Cypress Creek Renewables

Project Name: Capturing the Full Benefits of Bifacial Modules to Achieve an LCOE of $0.03 per Kilowatt-hour through a Regional Optimization of the Electrical Architecture
Location: San Francisco, CA
DOE Award Amount: $1,500,000
Cost Share: $396,310
Principal Investigator: Jenya Meydbray
Project Summary: Bifacial photovoltaic modules can yield efficiency gains, but the solar industry has been unable to accurately quantify the benefits of these modules at the system level, leading to uncertain cost estimates and lower adoption rates for solar energy systems that need financing.
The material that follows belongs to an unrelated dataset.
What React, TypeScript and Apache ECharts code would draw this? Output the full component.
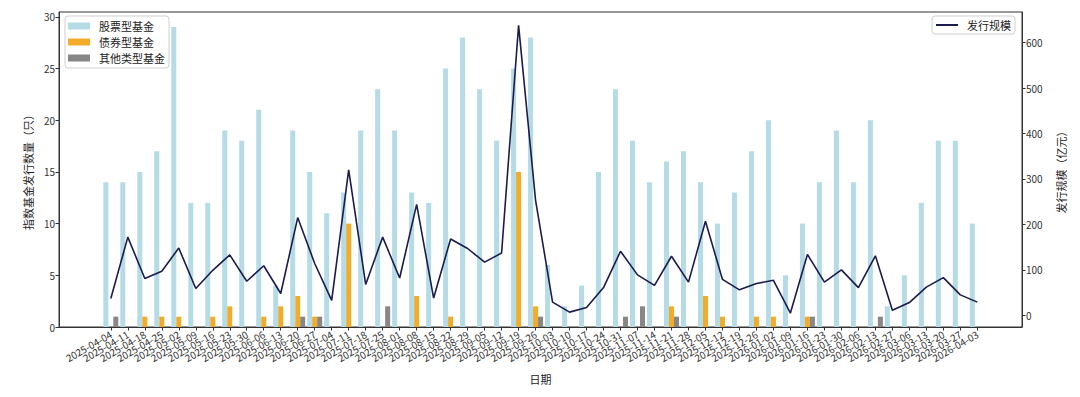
import React, { useEffect, useRef } from "react";
import * as echarts from "echarts";

const dates = [
  "2025-04-04", "2025-04-11", "2025-04-18", "2025-04-25", "2025-05-02", "2025-05-09",
  "2025-05-16", "2025-05-23", "2025-05-30", "2025-06-06", "2025-06-13", "2025-06-20",
  "2025-06-27", "2025-07-04", "2025-07-11", "2025-07-18", "2025-07-25", "2025-08-01",
  "2025-08-08", "2025-08-15", "2025-08-22", "2025-08-29", "2025-09-05", "2025-09-12",
  "2025-09-19", "2025-09-26", "2025-10-03", "2025-10-10", "2025-10-17", "2025-10-24",
  "2025-10-31", "2025-11-07", "2025-11-14", "2025-11-21", "2025-11-28", "2025-12-05",
  "2025-12-12", "2025-12-19", "2025-12-26", "2026-01-02", "2026-01-09", "2026-01-16",
  "2026-01-23", "2026-01-30", "2026-02-06", "2026-02-13", "2026-02-27", "2026-03-06",
  "2026-03-13", "2026-03-20", "2026-03-27", "2026-04-03",
];

const stockCounts = [
  14, 14, 15, 17, 29, 12, 12, 19, 18, 21, 4, 19, 15, 11, 13, 19, 23, 19, 13, 12,
  25, 28, 23, 18, 25, 28, 6, 2, 4, 15, 23, 18, 14, 16, 17, 14, 10, 13, 17, 20,
  5, 10, 14, 19, 14, 20, 2, 5, 12, 18, 18, 10,
];

const bondCounts = [
  0, 0, 1, 1, 1, 0, 1, 2, 0, 1, 2, 3, 1, 0, 10, 0, 0, 0, 3, 0,
  1, 0, 0, 0, 15, 2, 0, 0, 0, 0, 0, 0, 0, 2, 0, 3, 1, 0, 1, 1,
  0, 1, 0, 0, 0, 0, 0, 0, 0, 0, 0, 0,
];

const otherCounts = [
  1, 0, 0, 0, 0, 0, 0, 0, 0, 0, 0, 1, 1, 0, 0, 0, 2, 0, 0, 0,
  0, 0, 0, 0, 0, 1, 0, 0, 0, 0, 1, 2, 0, 1, 0, 0, 0, 0, 0, 0,
  0, 1, 0, 0, 0, 1, 0, 0, 0, 0, 0, 0,
];

const issueScale = [
  37, 172, 81, 97, 148, 59, 99, 133, 75, 109, 48, 215, 114, 33, 320, 68, 172, 82, 244, 38,
  168, 147, 117, 137, 638, 253, 29, 7, 17, 61, 141, 89, 66, 130, 73, 207, 79, 56, 70, 77,
  5, 134, 73, 100, 61, 131, 11, 28, 62, 83, 45, 29,
];

const leftTicks = [0, 5, 10, 15, 20, 25, 30];
const rightTicks = [0, 100, 200, 300, 400, 500, 600];

export default function App() {
  const ref = useRef<HTMLDivElement>(null);

  useEffect(() => {
    document.body.style.margin = "0";
    const chart = echarts.init(ref.current!, null, { renderer: "svg" });
    const font = '"Noto Sans CJK SC", "Noto Sans", sans-serif';
    const idx = dates.map((_, i) => i);
    const xMin = -3.05;
    const xMax = 53.63;
    // empty guard labels at both ends so no real date label is dropped by min/max overlap handling
    const labelValues = [-3, ...idx, 53];
    const axisColor = "#333";

    chart.setOption({
      animation: false,
      textStyle: { fontFamily: font },
      grid: {
        left: 59,
        right: 58,
        top: 12,
        bottom: 70,
        show: true,
        borderColor: axisColor,
        borderWidth: 1,
        backgroundColor: "transparent",
      },
      legend: [
        {
          data: ["股票型基金", "债券型基金", "其他类型基金"],
          orient: "vertical",
          left: 65,
          top: 16,
          icon: "rect",
          itemWidth: 22,
          itemHeight: 7,
          itemGap: 2,
          padding: [3, 4, 3, 3],
          borderColor: "#d0d0d0",
          borderWidth: 1,
          borderRadius: 3,
          backgroundColor: "rgba(255,255,255,0.85)",
          textStyle: { fontFamily: font, fontSize: 11, color: "#222", lineHeight: 14, padding: [0, 0, 0, 4] },
        },
        {
          data: ["发行规模"],
          orient: "vertical",
          right: 65,
          top: 16,
          icon: "rect",
          itemWidth: 22,
          itemHeight: 2,
          padding: [2, 4, 2, 4],
          borderColor: "#d0d0d0",
          borderWidth: 1,
          borderRadius: 3,
          backgroundColor: "rgba(255,255,255,0.85)",
          textStyle: { fontFamily: font, fontSize: 11, color: "#222", lineHeight: 14, padding: [0, 0, 0, 4] },
        },
      ],
      xAxis: {
        type: "value",
        min: xMin,
        max: xMax,
        name: "日期",
        nameLocation: "middle",
        nameGap: 46,
        nameTextStyle: { fontFamily: font, fontSize: 11, color: "#222" },
        splitLine: { show: false },
        axisLine: { show: true, onZero: false, lineStyle: { color: axisColor, width: 1 } },
        axisTick: { show: true, customValues: idx, length: 3.5, lineStyle: { color: axisColor } },
        axisLabel: {
          customValues: labelValues,
          formatter: (v: number) => dates[Math.round(v)] ?? "",
          rotate: 30,
          margin: 6,
          hideOverlap: false,
          fontFamily: font,
          fontSize: 10,
          color: "#333",
        },
      },
      yAxis: [
        {
          type: "value",
          min: 0,
          max: 30.46,
          position: "left",
          name: "指数基金发行数量（只）",
          nameLocation: "middle",
          nameGap: 21,
          nameTextStyle: { fontFamily: font, fontSize: 11, color: "#222" },
          splitLine: { show: false },
          axisLine: { show: true, onZero: false, lineStyle: { color: axisColor, width: 1 } },
          axisTick: { show: true, customValues: leftTicks, length: 3.5, lineStyle: { color: axisColor } },
          axisLabel: { customValues: leftTicks, margin: 4, fontFamily: font, fontSize: 10, color: "#333" },
        },
        {
          type: "value",
          min: -25.7,
          max: 667.3,
          position: "right",
          name: "发行规模（亿元）",
          nameLocation: "middle",
          nameGap: 33,
          nameTextStyle: { fontFamily: font, fontSize: 11, color: "#222" },
          splitLine: { show: false },
          axisLine: { show: true, onZero: false, lineStyle: { color: axisColor, width: 1 } },
          axisTick: { show: true, customValues: rightTicks, length: 3.5, lineStyle: { color: axisColor } },
          axisLabel: { customValues: rightTicks, margin: 4, fontFamily: font, fontSize: 10, color: "#333" },
        },
      ],
      series: [
        {
          name: "股票型基金",
          type: "bar",
          yAxisIndex: 0,
          barWidth: 5,
          barGap: "0%",
          itemStyle: { color: "#b4dbe6" },
          data: idx.map((i) => [i, stockCounts[i]]),
        },
        {
          name: "债券型基金",
          type: "bar",
          yAxisIndex: 0,
          barWidth: 5,
          barGap: "0%",
          itemStyle: { color: "#f3ac2a" },
          data: idx.map((i) => [i, bondCounts[i]]),
        },
        {
          name: "其他类型基金",
          type: "bar",
          yAxisIndex: 0,
          barWidth: 5,
          barGap: "0%",
          itemStyle: { color: "#878787" },
          data: idx.map((i) => [i, otherCounts[i]]),
        },
        {
          name: "发行规模",
          type: "line",
          yAxisIndex: 1,
          symbol: "none",
          z: 5,
          lineStyle: { color: "#1b1b4d", width: 1.6 },
          itemStyle: { color: "#1b1b4d" },
          data: idx.map((i) => [i, issueScale[i]]),
        },
      ],
    });

    return () => chart.dispose();
  }, []);

  return <div ref={ref} style={{ width: 1080, height: 397 }} />;
}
This project seeks to validate existing performance models for bifacial modules and quantify the impacts of system location, tracker height, module technology, and system architecture on bifacial efficiency gains and the projected levelized cost of energy (LCOE). This project aims to improve investor confidence by providing new data on bifacial system performance gains across the United States and will validate a holistic system architecture that allows system integrators to meet or exceed the LCOE target of $.03 per kilowatt-hour by 2030.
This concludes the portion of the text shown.